The only HG group that had permanant setlements were some people in the Pacific Northwest. If permanant settlemenst made HGs more efficient then why does the author think that it was so incredibly rare?
The author clearly has no idea about ecology either. Environments don’t change within a few days or even a few weeks walk. It’s not like a person who is intimately familiar with an area around New York will suddenly become totally bamboozled by the strange plants and climate in Boston. That’s just ridiculous. While there are always microclimates and geological factors producing variant ecosystems within any region that is just as true within a day’s walk as within a month’s walk.
The idea that a San bushman wasn’t intimately familiar with every square mile her entire 10, 000 square mile home range becuase she had to walk all over it her entire life is just too dumb for words. Whoever proposes that has clearly never left the city.
WTF? Most susbistence farmers, even today, have never been more than 10km from their place of birth. In contrast every HG child will have been at least 50km form thier place of birth within 6 months of being born. Moroever HG women invariably move in with their husband’s band, and will therefore move hundreds if not thousands of kilometres by the time they are 16.
It is a dmeonstrable fact that farmers are sendentary and HGs are nomadic. Not the other way around.

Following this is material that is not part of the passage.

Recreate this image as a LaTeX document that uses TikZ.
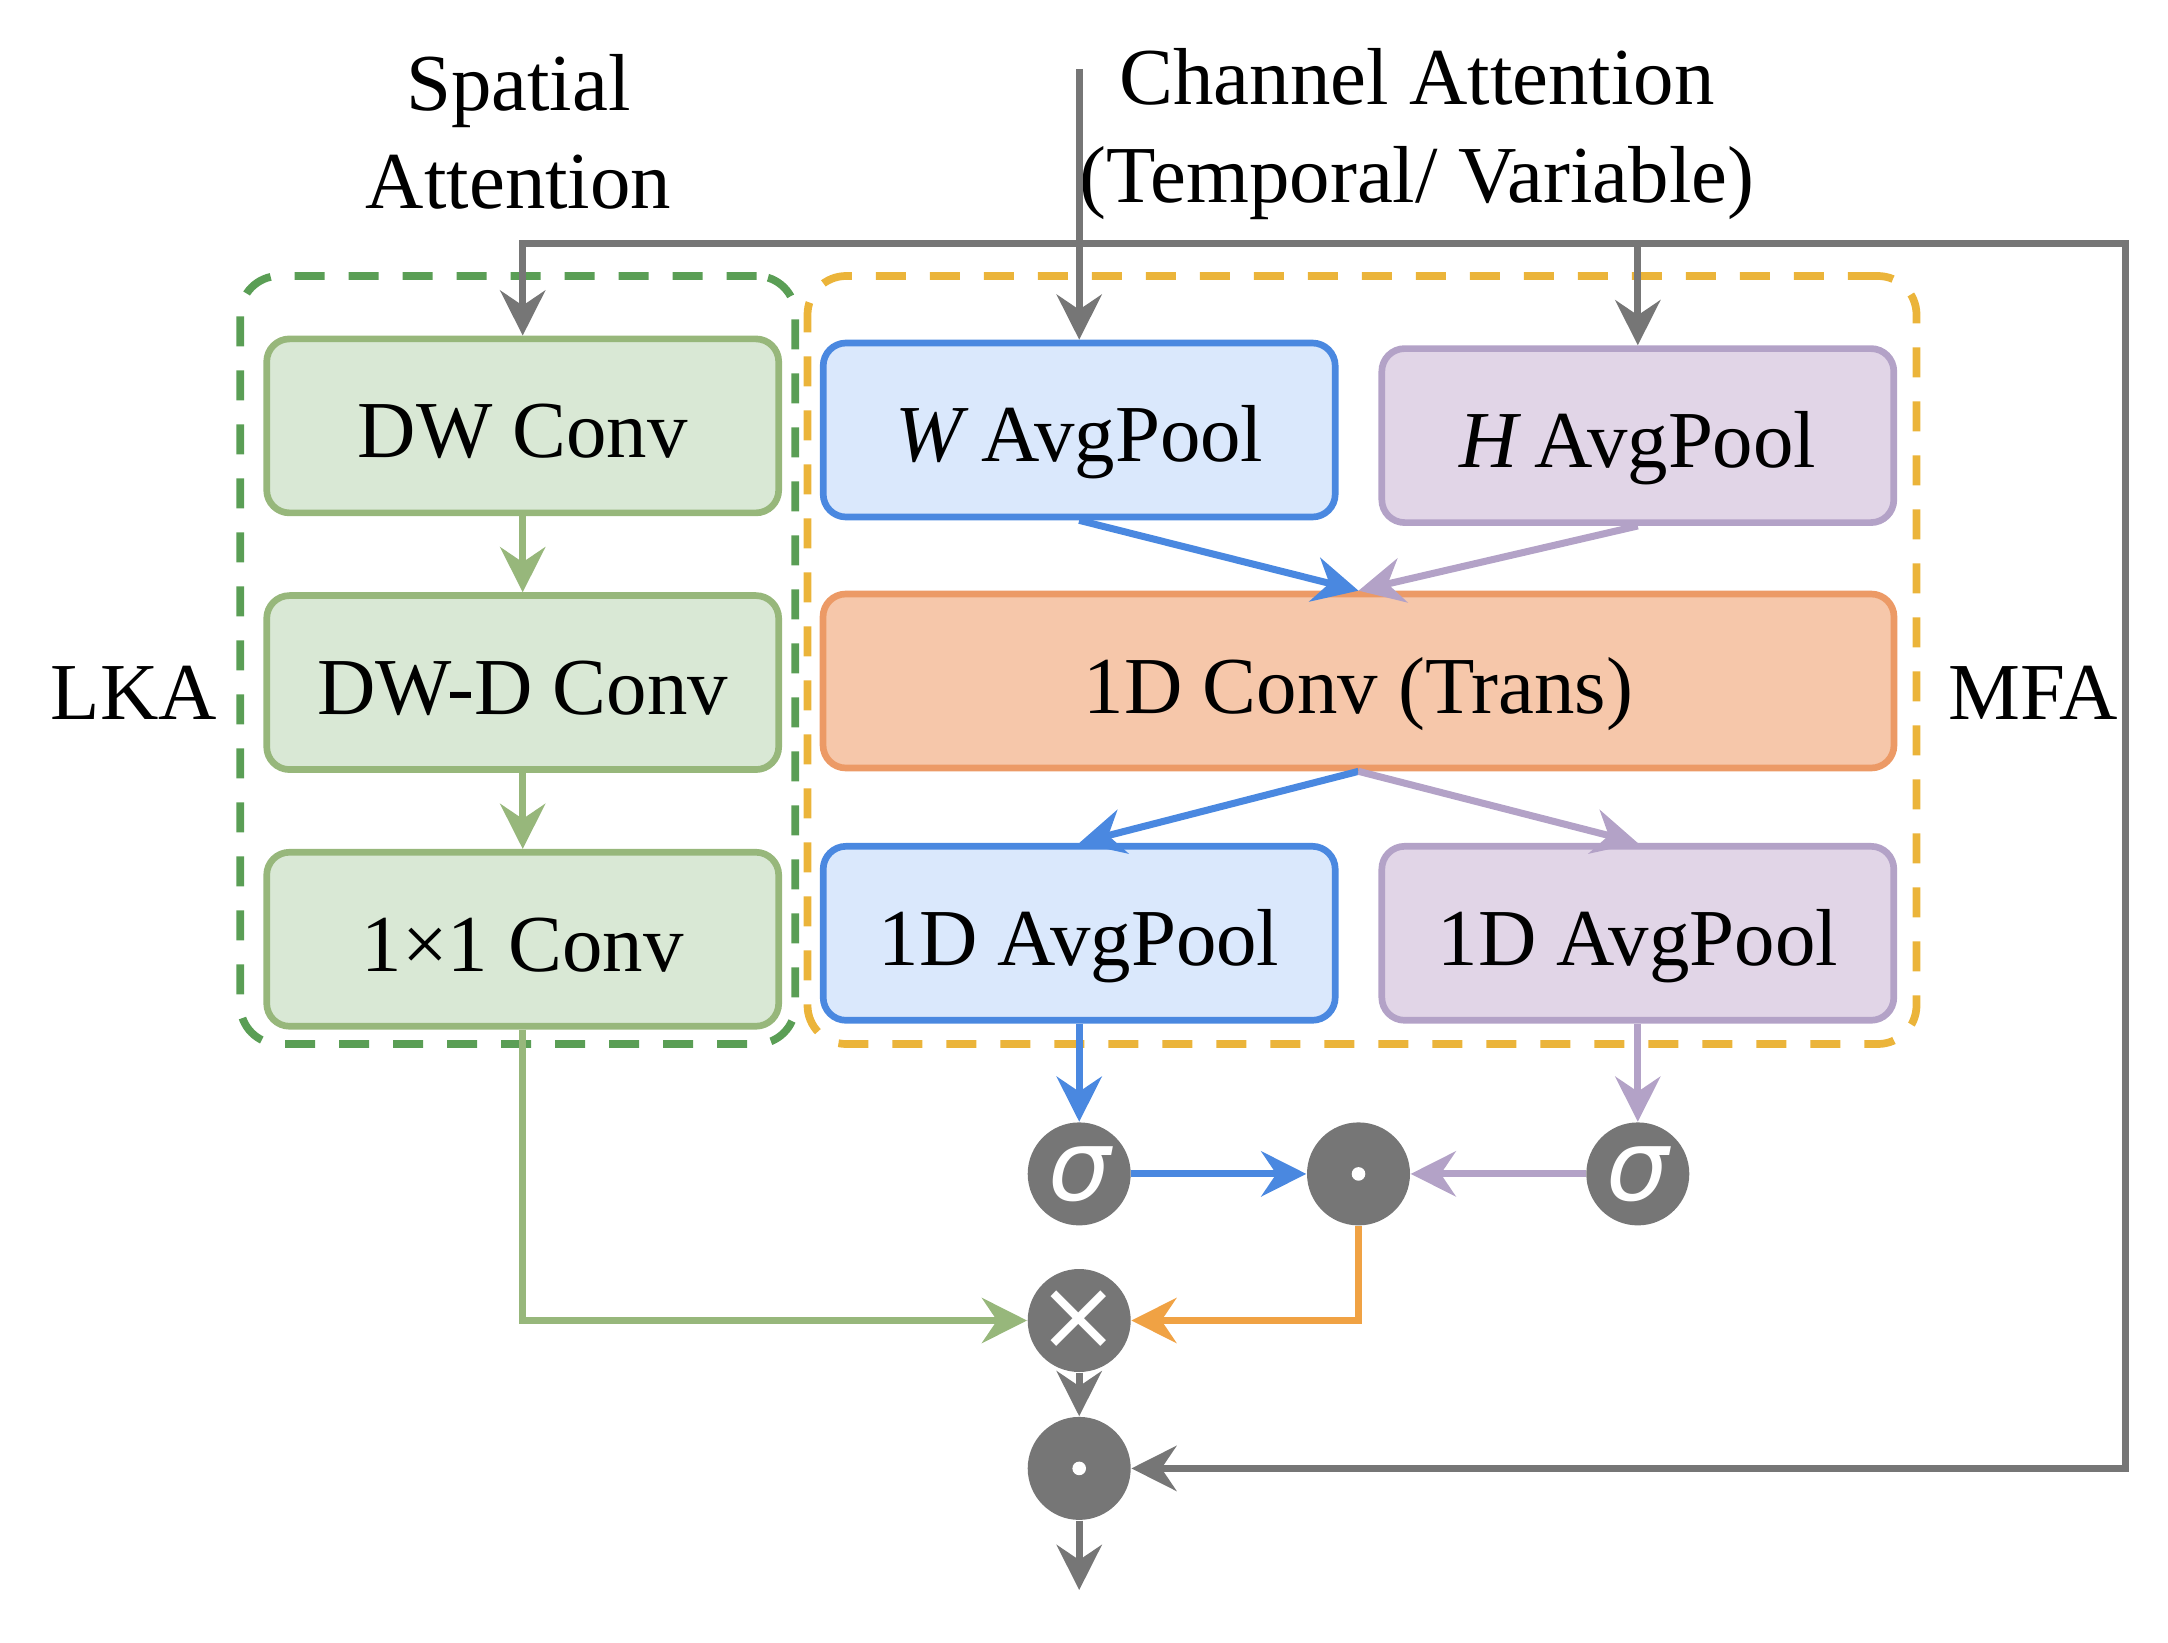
\documentclass[tikz,border=0pt]{standalone}
\usepackage{fontspec}
\setmainfont{Liberation Serif}
\newfontfamily\opfont{DejaVu Sans}
\usetikzlibrary{positioning, arrows.meta}
\definecolor{GreenFill}{HTML}{D9E8D5}
\definecolor{GreenLine}{HTML}{97B77B}
\definecolor{BlueFill}{HTML}{DAE8FC}
\definecolor{BlueLine}{HTML}{4A88E0}
\definecolor{PurpleFill}{HTML}{E1D5E7}
\definecolor{PurpleLine}{HTML}{B3A2C7}
\definecolor{OrangeFill}{HTML}{F6C7AA}
\definecolor{OrangeLine}{HTML}{EC9A66}
\definecolor{OrangeArrow}{HTML}{F0A244}
\definecolor{LkaDash}{HTML}{5A9E55}
\definecolor{MfaDash}{HTML}{EBB43A}
\definecolor{Op}{HTML}{767676}
\tikzset{
    blocknode/.style={rectangle, rounded corners=6.5pt, line width=1.9pt, minimum width=5.12cm, minimum height=1.74cm, text height=0.8cm, text depth=0.16cm, font=\fontsize{23}{28}\selectfont},
    greennode/.style={blocknode, draw=GreenLine, fill=GreenFill},
    bluenode/.style={blocknode, draw=BlueLine, fill=BlueFill},
    purplenode/.style={blocknode, draw=PurpleLine, fill=PurpleFill},
    orangenode/.style={blocknode, draw=OrangeLine, fill=OrangeFill, minimum width=10.71cm},
    groupbox/.style={rectangle, rounded corners=11pt, line width=2.2pt, dash pattern=on 0.3cm off 0.24cm, minimum height=7.68cm},
    labeltext/.style={font=\fontsize{23}{28}\selectfont, align=center},
    opnode/.style={circle, fill=Op, text=white, inner sep=0pt, minimum size=1.03cm, font=\opfont\fontsize{28}{28}\selectfont},
    dotnode/.style={opnode, path picture={\fill[white] (path picture bounding box.center) circle (0.068cm);}},
    arrow/.style={-{Stealth[length=4.5mm, width=4.5mm, inset=1.5mm]}, line width=2pt},
    grayarrow/.style={arrow, color=Op},
    greenarrow/.style={arrow, color=GreenLine},
    bluearrow/.style={arrow, color=BlueLine},
    purplearrow/.style={arrow, color=PurpleLine},
    orangearrow/.style={arrow, color=OrangeArrow},
}
\begin{document}
\begin{tikzpicture}
    \useasboundingbox (0,0) rectangle (21.68,-16.43);
    % groups and labels
    \node[groupbox, draw=LkaDash, minimum width=5.55cm] (lka) at (5.178,-6.60) {};
    \node[groupbox, draw=MfaDash, minimum width=11.09cm] (mfa) at (13.62,-6.60) {};
    \node[labeltext] (lkalabel) at (1.34,-6.93) {LKA};
    \node[labeltext] (mfalabel) at (20.33,-6.93) {MFA};
    \node[labeltext] (spatial) at (5.185,-1.32) {Spatial\\Attention};
    \node[labeltext] (channel) at (14.17,-1.34) {Channel Attention\\(Temporal/ Variable)};

    % spatial branch
    \node[greennode] (dwconv) at (5.227,-4.259) {DW Conv};
    \node[greennode, below=0.76cm of dwconv] (dwdconv) {DW-D Conv};
    \node[greennode, below=0.76cm of dwdconv] (conv11) {1×1 Conv};

    % channel branch
    \node[bluenode] (wpool) at (10.792,-4.30) {\textit{W}\,AvgPool};
    \node[purplenode] (hpool) at (16.378,-4.356) {\textit{H}\,AvgPool};
    \node[orangenode] (conv1d) at (13.585,-6.81) {1D Conv (Trans)};
    \node[bluenode] (wavg) at (10.792,-9.333) {1D AvgPool};
    \node[purplenode] (havg) at (16.378,-9.333) {1D AvgPool};

    % operators
    \node[opnode] (wsig) at (10.792,-11.739) {\itshape σ};
    \node[dotnode] (hadam) at (13.585,-11.739) {};
    \node[opnode] (hsig) at (16.378,-11.739) {\itshape σ};
    \node[opnode] (mul) at (10.792,-13.205) {×};
    \node[dotnode] (outdot) at (10.792,-14.684) {};

    \coordinate (in) at (10.792,-0.69);
    \coordinate (split) at (10.792,-2.434);
    \coordinate (loop) at (21.252,-2.434);
    \coordinate (out) at (10.792,-15.90);

    % input and skip
    \draw[grayarrow] (in) -- (wpool);
    \draw[grayarrow] (split) -| (dwconv.north);
    \draw[grayarrow] (split) -| (hpool.north);
    \draw[grayarrow] (split) -- (loop) |- (outdot);

    \draw[greenarrow] (dwconv) -- (dwdconv);
    \draw[greenarrow] (dwdconv) -- (conv11);
    \draw[bluearrow] (wpool.south) -- (conv1d.north);
    \draw[purplearrow] (hpool.south) -- (conv1d.north);
    \draw[bluearrow] (conv1d.south) -- (wavg.north);
    \draw[purplearrow] (conv1d.south) -- (havg.north);
    \draw[bluearrow] (wavg) -- (wsig);
    \draw[purplearrow] (havg) -- (hsig);
    \draw[bluearrow] (wsig) -- (hadam);
    \draw[purplearrow] (hsig) -- (hadam);
    \draw[orangearrow] (hadam) |- (mul);
    \draw[greenarrow] (conv11) |- (mul);
    \draw[grayarrow] (mul) -- (outdot);
    \draw[grayarrow] (outdot) -- (out);
\end{tikzpicture}
\end{document}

It’s also menaingless nonsense. HG populations weren’t the same worldwide. In areas of low prductivity or erratic food supply HG populations were low. In productive, reliable areas they were high. IOW they HGs always existed at full capacity, just like every other animal on the planet.
And HGs did eradicate thousands, possibly tens of thousands, of species of plants and animals.
Not only is their no validity, their is no sense, no truth and no factual basis. It’s all been cobbled together from a mish mash of half understood anthropolgical factoids and noble savage mythology.
Of course its’ necessary. We can demonstrate this quite simply by pointing out that modern humans have existed for ~200, 000 years. Civilisation only developed after the invention of agriculture. Case closed.
Consensus? Hell I don’t think you could find a single scientist that would dispute it.